The buyer of a company also had to pay wages to an incapacitated employee who was excluded in the transfer of the undertaking by the seller. The statutory transfer of rights and obligations under the employment contract to the buyer of the undertaking was also valid for this employee, even though he was incapacitated.

The employee had been working as a shipyard completion ironworker at a location in Foxhol (Groningen) since 17th May 1996. The employee suffered from diabetes and dropped out in February 2006 due to heart problems. On 21st May 2007 the yard where the employee works is sold, but the employee (at the time partially working with limitations) is informed that he will not move with the others to the buyer of the company. The employee is told by the employer to go and work in Harlingen, which he does under protest. Then, on 1st September 2009, the employee is dismissed by the employer for business economic reasons, after the employer received permission from the Public Employment Service (UWV WERKbedrijf) to terminate the employment. The employee then claims that the Sub-district Court will rule that, because of the transfer of the undertaking, he has entered service at the buyer of the company. The Sub-district Court finds for the plaintiff. In appeal the Court of Appeal confirms the Magistrate’s judgment. From a judgment of the Supreme Court of 2005 the Court of Appeal deduces that in case of the transfer of an undertaking no statutory transfer of the rights and obligations of an employee’s employment contract arises in case the employee is permanently unable to do the assigned work. In case of incapacity, according to the Court, this could be the case for a sustainable disability, but for the employee involved this was not the case.

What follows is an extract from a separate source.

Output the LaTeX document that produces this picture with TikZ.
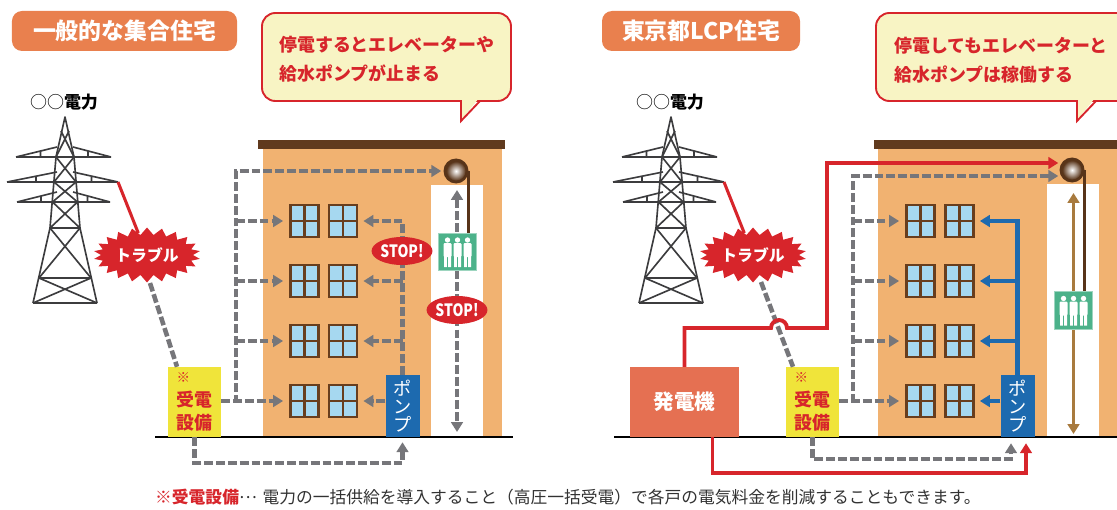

Given the protective nature of the legal provisions on the consequences of the transfer of an undertaking for employees (which provisions are based on a European Directive), it will not easily be assumed that an employee is not subject to these statutory provisions. If, however, an employee is permanently incapacitated for work at his own employer, it could be argued, based on case law of the Court of Justice of the EC and the Supreme Court, that the rights and obligations arising from the employment contract with such an employee are not passed over to the buyer of the enterprise.